» **Given task**:
Tell how many lines in the data below hold the string "standalone"; give nothing but the number.

- - - - - - -

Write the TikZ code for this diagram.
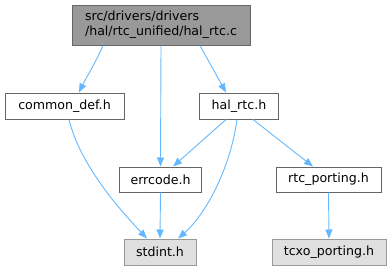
\documentclass[tikz,border=0pt]{standalone}
\usepackage{fontspec}
\setmainfont{DejaVu Sans}
\usetikzlibrary{arrows.meta}
\definecolor{edgec}{HTML}{63B8FF}
\definecolor{bdark}{HTML}{666666}
\definecolor{bgrey}{HTML}{999999}
\definecolor{fgrey}{HTML}{E0E0E0}
\definecolor{ftop}{HTML}{999999}
\begin{document}
\begin{tikzpicture}[x=1pt,y=-1pt,
  box/.style={draw=bdark,line width=1pt,fill=white,inner sep=0pt,font=\fontsize{12.6}{15}\selectfont},
  ext/.style={box,draw=bgrey,fill=fgrey},
  dep/.style={draw=edgec,line width=0.9pt,-{Triangle[length=9pt,width=7pt]}}]
\useasboundingbox (0,0) rectangle (391,271);
\node[box,fill=ftop,minimum width=178pt,minimum height=40pt,align=left] (top) at (161,25) {src/drivers/drivers\\/hal/rtc\_unified/hal\_rtc.c};
\node[box,minimum width=119pt,minimum height=26pt] (common) at (64.5,106) {common\_def.h};
\node[box,minimum width=79pt,minimum height=26pt] (hal) at (239,106) {hal\_rtc.h};
\node[box,minimum width=82pt,minimum height=25pt] (err) at (160.5,179.5) {errcode.h};
\node[box,minimum width=105pt,minimum height=25pt] (rtcp) at (328.5,179.5) {rtc\_porting.h};
\node[ext,minimum width=72pt,minimum height=26pt] (std) at (160,252) {stdint.h};
\node[ext,minimum width=114pt,minimum height=26pt] (tcxo) at (329,252) {tcxo\_porting.h};
\draw[dep] ([xshift=-58pt]top.south) .. controls (97,60) and (86,78) .. ([xshift=14.5pt]common.north);
\draw[dep] (top.south) -- (err.north);
\draw[dep] ([xshift=39pt]top.south) -- ([xshift=-13pt]hal.north);
\draw[dep] ([xshift=-13pt]hal.south) -- ([xshift=12.5pt]err.north);
\draw[dep] ([xshift=-2pt]hal.south) .. controls (230,170) and (205,215) .. ([xshift=18pt]std.north);
\draw[dep] ([xshift=14pt]hal.south) -- ([xshift=-15.5pt]rtcp.north);
\draw[dep] ([xshift=4.5pt]common.south) .. controls (80,165) and (120,210) .. ([xshift=-13pt]std.north);
\draw[dep] (err.south) -- (std.north);
\draw[dep] (rtcp.south) -- (tcxo.north);
\end{tikzpicture}
\end{document}
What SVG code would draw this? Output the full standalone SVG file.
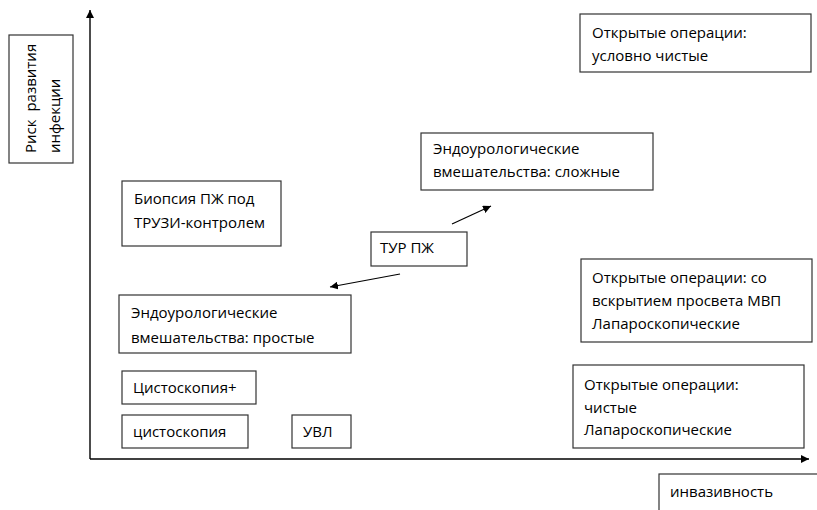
<svg xmlns="http://www.w3.org/2000/svg" width="817" height="510" viewBox="0 0 817 510">
<style>
.box{fill:#fff;stroke:#333;stroke-width:1.2}
.t{font-family:"Open Sans","Noto Sans","DejaVu Sans",sans-serif;font-size:15px;fill:#000}
.ax{stroke:#000;stroke-width:1.4;fill:none}
.ar{stroke:#000;stroke-width:1.2;fill:none}
</style>
<defs>
<marker id="ah" viewBox="0 0 10 10" refX="10" refY="5" markerWidth="8" markerHeight="8" markerUnits="userSpaceOnUse" orient="auto">
<path d="M0,0 L10,5 L0,10 z" fill="#000"/>
</marker>
</defs>
<g id="connectors">
<line class="ax" x1="90" y1="459" x2="90" y2="10" marker-end="url(#ah)"/>
<line class="ax" x1="90" y1="459" x2="809" y2="459" marker-end="url(#ah)"/>
<line class="ar" x1="452" y1="224" x2="491" y2="206" marker-end="url(#ah)"/>
<line class="ar" x1="400" y1="274" x2="330" y2="287" marker-end="url(#ah)"/>
</g>
<g id="risk">
<rect class="box" x="9" y="35" width="64" height="128"/>
<text class="t" transform="translate(36,153) rotate(-90)"><tspan x="0" y="0" word-spacing="4">Риск развития</tspan><tspan x="0" y="24">инфекции</tspan></text>
</g>
<g id="open-conditional">
<rect class="box" x="580" y="14" width="231" height="58"/>
<text class="t"><tspan x="592" y="38">Открытые операции:</tspan><tspan x="592" y="61">условно чистые</tspan></text>
</g>
<g id="endo-complex">
<rect class="box" x="421" y="133" width="232" height="57"/>
<text class="t"><tspan x="433" y="154">Эндоурологические</tspan><tspan x="433" y="177">вмешательства: сложные</tspan></text>
</g>
<g id="biopsy">
<rect class="box" x="122" y="181" width="159" height="65"/>
<text class="t"><tspan x="134" y="204">Биопсия ПЖ под</tspan><tspan x="134" y="228">ТРУЗИ-контролем</tspan></text>
</g>
<g id="tur">
<rect class="box" x="371" y="232" width="96" height="34"/>
<text class="t" x="380" y="253">ТУР ПЖ</text>
</g>
<g id="open-lumen">
<rect class="box" x="581" y="259" width="231" height="83"/>
<text class="t"><tspan x="592" y="283">Открытые операции: со</tspan><tspan x="592" y="306">вскрытием просвета МВП</tspan><tspan x="592" y="329">Лапароскопические</tspan></text>
</g>
<g id="endo-simple">
<rect class="box" x="119" y="295" width="232" height="58"/>
<text class="t"><tspan x="131" y="318">Эндоурологические</tspan><tspan x="131" y="343">вмешательства: простые</tspan></text>
</g>
<g id="cysto-plus">
<rect class="box" x="122" y="371" width="134" height="33"/>
<text class="t" x="133" y="393">Цистоскопия+</text>
</g>
<g id="cysto">
<rect class="box" x="122" y="415" width="126" height="33"/>
<text class="t" x="133" y="437">цистоскопия</text>
</g>
<g id="uvl">
<rect class="box" x="292" y="415" width="59" height="33"/>
<text class="t" x="303" y="437">УВЛ</text>
</g>
<g id="open-clean">
<rect class="box" x="573" y="365" width="231" height="83"/>
<text class="t"><tspan x="584" y="390">Открытые операции:</tspan><tspan x="584" y="413">чистые</tspan><tspan x="584" y="435">Лапароскопические</tspan></text>
</g>
<g id="invasiveness">
<rect class="box" x="659" y="474" width="170" height="50"/>
<text class="t" x="670" y="497">инвазивность</text>
</g>
</svg>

- - - - - - -

» **Response for this exercise**:
2